Mortgage rates see big drop
Long-term rates hit lowest level since first of the year; 30-year fixed hits 6.18 percent.
NEW YORK (CNNMoney.com) -- Mortgage rates continued their downward slide, reaching their lowest point since the first of the year on slower growth in the market, according to a survey released Wednesday.
The 30-year fixed-rate mortgage averaged 6.18 percent for the week ending Nov. 22, down from 6.24 percent, according to Freddie Mac's (Charts) Primary Mortgage Market Survey. A year ago, the 30-year averaged 6.28 percent. The 30-year peaked for the year in July, at 6.80 percent.
The 15-year fixed-rate mortgage averaged 5.91 percent this week, down from 5.94 percent last week. A year ago, it averaged 5.81 percent. This is the lowest the 15-year has been since the week ending March 2, 2006, when it averaged 5.89 percent.
Rates for five-year adjustable-rate mortgages (ARMs) came in at 5.99 percent this week, down from 6.04 percent last week. A year ago, they averaged 5.75 percent.
One-year ARMs averaged 5.49 percent, down from 5.54 percent last week.
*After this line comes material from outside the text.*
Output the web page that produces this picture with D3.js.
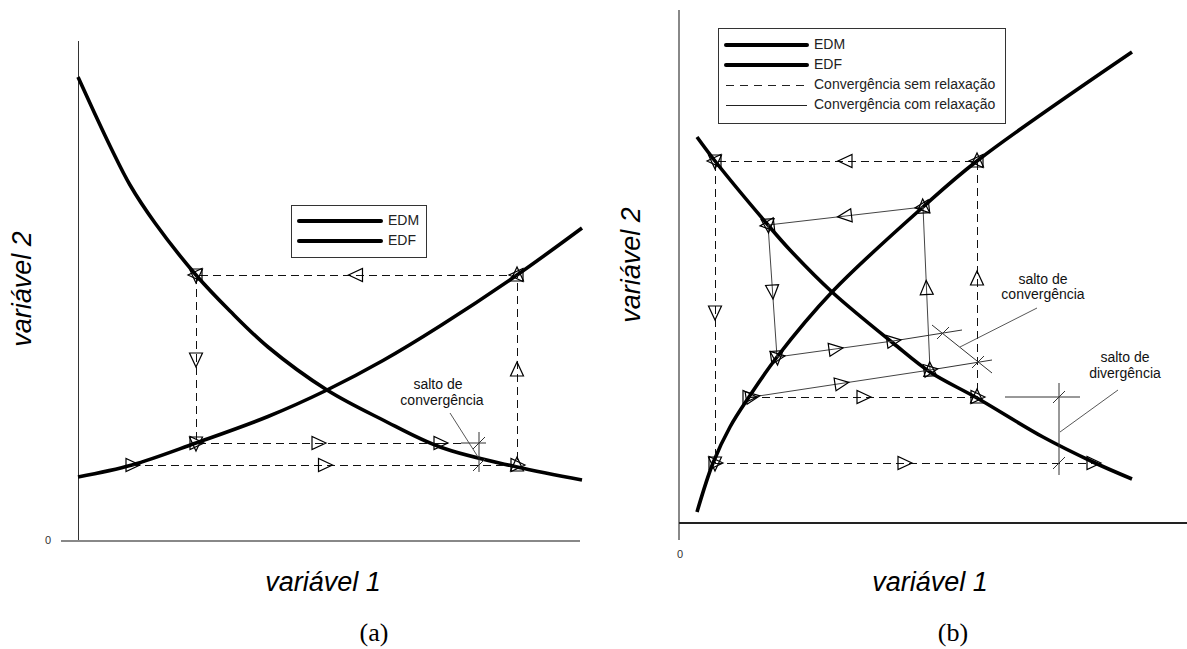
<!DOCTYPE html>
<html>
<head>
<meta charset="utf-8">
<script src="https://cdn.jsdelivr.net/npm/d3@7"></script>
<style>
  body { margin: 0; background: #fff; }
  text { font-family: "Liberation Sans", Arial, sans-serif; }
</style>
</head>
<body>
<svg id="chart" width="1187" height="649"></svg>
<script>
// ---- panel (a) data (variável 1, variável 2) ----
const edmA = [[0,92.8],[3.2,85.8],[6.6,78.6],[10.4,71.2],[15.4,63.6],[23.6,53.2],[30.4,46],[38,38.8],[49.8,30.2],[61,24.2],[72.4,18.8],[87.8,14.8],[100.8,12.2]];
const edfA = [[0,12.8],[10.8,15.2],[23.6,19.6],[38,24.9],[49.8,30.2],[61,36.1],[72.4,43],[87.8,53.2],[100.8,62.6]];
const iterA = [[10.8,15.2],[87.8,15.2],[87.8,53.2],[23.6,53.2],[23.6,19.6],[72.4,19.6]];
const extA = [[[72.4,19.6],[77,19.6]]];                       // dashed continuation
const dimA = [[[76.6,19.6],[81.6,19.6]], [[80.2,21.8],[80.2,13.8]]];
const tickA = [[80.2,19.6],[80.2,15.2]];
const leaderA = [[74.4,25.6],[80,16.8]];
const noteA = [{t: "salto de", p: [72,31.2]}, {t: "convergência", p: [72.8,28]}];

// ---- panel (b) data ----
const edmB = [[3.6,77.2],[7.2,72.4],[17.8,59.6],[22.2,54.6],[30.6,46.2],[42.8,36],[50.2,30.2],[59.6,25],[72.8,17.2],[82.8,12.2],[90.6,8.8]];
const edfB = [[3.6,2.2],[6.8,12],[10.2,19.2],[14,25.2],[19.6,33.2],[30.6,46.2],[48.8,63.2],[59.6,72.4],[90.6,94.2]];
const iterB = [[14,25.2],[59.6,25.2],[59.6,72.4],[7.2,72.4],[7.2,12],[82.8,12]];
const relaxB = [[14.6,25.2],[50.2,30.6],[48.8,63.2],[17.8,59.6],[19.6,33.2],[42.8,36.4]];
const dimB = [
  [[50.2,30.6],[62.6,32.6]], [[42.8,36.4],[56.6,38.6]], [[50.6,39.6],[62.6,30]],   // convergência
  [[76,28],[76,9.6]], [[65.2,25.2],[80.2,25.2]]                                    // divergência
];
const tickB = [[52.8,38],[59.8,32.2],[76,25.2],[76,12]];
const leaderB = [[[71.6,43],[56.2,35.2]], [[87.8,26.6],[76.2,18.2]]];
const noteB = [
  {t: "salto de", p: [72.8,48.6]}, {t: "convergência", p: [72.8,45.6]},
  {t: "salto de", p: [89.2,33]}, {t: "divergência", p: [89.2,29.8]}
];

const legendA = ["EDM", "EDF"];
const legendB = ["EDM", "EDF", "Convergência sem relaxação", "Convergência com relaxação"];

const svg = d3.select("#chart");

// scales
const xA = d3.scaleLinear().domain([0, 100]).range([78, 578]);
const yA = d3.scaleLinear().domain([0, 100]).range([541, 41]);
const xB = d3.scaleLinear().domain([0, 100]).range([679, 1179]);
const yB = d3.scaleLinear().domain([0, 100]).range([523, 23]);

// triangle pointing along +x
const triPath = "M8,0L-6,-6.5L-6,6.5Z";

function drawPanel(x, y, o) {
  const g = svg.append("g");
  const line = d3.line().x(d => x(d[0])).y(d => y(d[1]));
  const curve = d3.line().x(d => x(d[0])).y(d => y(d[1])).curve(d3.curveCatmullRom);

  // axes
  g.append("line").attr("x1", x(0)).attr("x2", x(0))
    .attr("y1", y(o.yAxis[0])).attr("y2", y(o.yAxis[1]))
    .attr("stroke", o.yAxisColor).attr("stroke-width", o.yAxisW)
    .attr("shape-rendering", "crispEdges");
  g.append("line").attr("x1", x(o.xAxis[0])).attr("x2", x(o.xAxis[1]))
    .attr("y1", y(0)).attr("y2", y(0))
    .attr("stroke", o.xAxisColor).attr("stroke-width", o.xAxisW)
    .attr("shape-rendering", "crispEdges");
  g.append("text").attr("x", o.zero[0]).attr("y", o.zero[1])
    .attr("text-anchor", "middle").attr("dominant-baseline", "middle")
    .attr("font-size", 11).attr("fill", "#333").text("0");

  // curves
  [o.edm, o.edf].forEach(c => g.append("path").attr("d", curve(c))
    .attr("fill", "none").attr("stroke", "#000").attr("stroke-width", 3.6)
    .attr("stroke-linejoin", "round"));

  // iteration paths
  const paths = [{pts: o.iter, dash: "8,5", color: "#111", crisp: true}];
  if (o.relax) paths.push({pts: o.relax, dash: null, color: "#444", crisp: false});
  paths.forEach(p => {
    g.append("path").attr("d", line(p.pts)).attr("fill", "none")
      .attr("stroke", p.color).attr("stroke-width", 1)
      .attr("stroke-dasharray", p.dash)
      .attr("shape-rendering", p.crisp ? "crispEdges" : null);
  });
  (o.ext || []).forEach(s => g.append("path").attr("d", line(s))
    .attr("stroke", "#111").attr("stroke-dasharray", "8,5").attr("fill", "none")
    .attr("shape-rendering", "crispEdges"));

  // dimension lines & leaders
  o.dims.forEach(s => g.append("path").attr("d", line(s))
    .attr("stroke", "#333").attr("stroke-width", 1).attr("fill", "none"));
  o.leaders.forEach(s => g.append("path").attr("d", line(s))
    .attr("stroke", "#444").attr("stroke-width", 0.9).attr("fill", "none"));
  o.ticks.forEach(t => g.append("line")
    .attr("x1", x(t[0]) - 6).attr("y1", y(t[1]) + 6)
    .attr("x2", x(t[0]) + 6).attr("y2", y(t[1]) - 6)
    .attr("stroke", "#333").attr("stroke-width", 1));

  // direction markers: start, middle, end of every step
  paths.forEach(p => {
    const marks = [];
    for (let i = 0; i < p.pts.length - 1; i++) {
      const a = p.pts[i], b = p.pts[i + 1];
      const ang = Math.atan2(y(b[1]) - y(a[1]), x(b[0]) - x(a[0])) * 180 / Math.PI;
      [0, 0.5, 1].forEach(t => marks.push({
        px: x(a[0] + (b[0] - a[0]) * t), py: y(a[1] + (b[1] - a[1]) * t), ang
      }));
    }
    g.selectAll(null).data(marks).enter().append("path")
      .attr("d", triPath)
      .attr("transform", d => `translate(${d.px},${d.py}) rotate(${d.ang})`)
      .attr("fill", "none")
      .attr("stroke", "#000").attr("stroke-width", 1.2);
  });

  // notes
  o.notes.forEach(n => g.append("text").attr("x", x(n.p[0])).attr("y", y(n.p[1]))
    .attr("text-anchor", "middle").attr("dominant-baseline", "middle")
    .attr("font-size", 14).attr("fill", "#111").text(n.t));

  // legend
  const L = o.legend;
  const lg = g.append("g").attr("transform", `translate(${L.x},${L.y})`);
  lg.append("rect").attr("width", L.w).attr("height", L.h)
    .attr("fill", "#fff").attr("stroke", "#333").attr("stroke-width", 1)
    .attr("shape-rendering", "crispEdges");
  L.items.forEach((name, i) => {
    const ly = L.top + i * 20;
    lg.append("line").attr("x1", L.lx0).attr("x2", L.lx1).attr("y1", ly).attr("y2", ly)
      .attr("stroke", i < 2 ? "#000" : "#222")
      .attr("stroke-width", i < 2 ? 4 : 1)
      .attr("stroke-dasharray", i === 2 ? "8,6" : null)
      .attr("stroke-linecap", i < 2 ? "round" : "butt")
      .attr("shape-rendering", i < 2 ? null : "crispEdges");
    lg.append("text").attr("x", L.lx1 + 7).attr("y", ly)
      .attr("dominant-baseline", "middle").attr("font-size", 14)
      .attr("fill", "#222").text(name);
  });

  // axis titles
  g.append("text").attr("x", o.xTitle[0]).attr("y", o.xTitle[1])
    .attr("text-anchor", "middle").attr("font-size", 27).attr("font-style", "italic")
    .text("variável 1");
  g.append("text").attr("transform", `translate(${o.yTitle[0]},${o.yTitle[1]}) rotate(-90)`)
    .attr("text-anchor", "middle").attr("font-size", 27).attr("font-style", "italic")
    .text("variável 2");
  g.append("text").attr("x", o.tag[0]).attr("y", o.tag[1])
    .attr("text-anchor", "middle").attr("font-size", 26)
    .style("font-family", "'Liberation Serif', 'Times New Roman', serif")
    .text(o.tagText);
}

drawPanel(xA, yA, {
  edm: edmA, edf: edfA, iter: iterA, relax: null, ext: extA,
  dims: dimA, ticks: tickA, leaders: [leaderA], notes: noteA,
  yAxis: [0, 100], xAxis: [-3.4, 100.4],
  yAxisColor: "#333", yAxisW: 1, xAxisColor: "#888", xAxisW: 2,
  zero: [48, 541],
  legend: {x: 291, y: 205, w: 135, h: 52, top: 16, lx0: 8, lx1: 90, items: legendA},
  xTitle: [323, 591], yTitle: [31, 289], tag: [374, 641], tagText: "(a)"
});

drawPanel(xB, yB, {
  edm: edmB, edf: edfB, iter: iterB, relax: relaxB,
  dims: dimB, ticks: tickB, leaders: leaderB, notes: noteB,
  yAxis: [-3.4, 102.6], xAxis: [0, 101.6],
  yAxisColor: "#888", yAxisW: 2, xAxisColor: "#222", xAxisW: 1.5,
  zero: [680, 555],
  legend: {x: 718, y: 28, w: 287, h: 95, top: 17, lx0: 8, lx1: 89, items: legendB},
  xTitle: [930, 591], yTitle: [640, 265], tag: [953, 641], tagText: "(b)"
});
</script>
</body>
</html>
A year ago, the one-year ARM averaged 5.14 percent.
"Housing starts in October were down more than expected, which the market saw as an indication housing would be a bigger drag on the economy than had previously been thought," said Frank Nothaft, Freddie Mac vice president and chief economist, in a statement. "Slower growth usually means less inflation and less inflation means lower interest rates. Hence, the drop in mortgage rates this week."
Experts, such as the Mortgage Banker's Association chief economist, Doug Duncan, had forecast that interest rates would be fairly stable for the year; they were not expected to exceed 7.0 percent for a 30-year fixed. Few forecasters, though, predicted they would drop this precipitously.
For a borrower, the lower rates add up to substantial savings. The monthly payment on a $200,000, 30-year fixed-rate mortgage at 6.8 percent comes to $1,303.85. At 6.18 percent, it's just $1,222.34 - $81.51 less, or $29,343 over the course of the loan.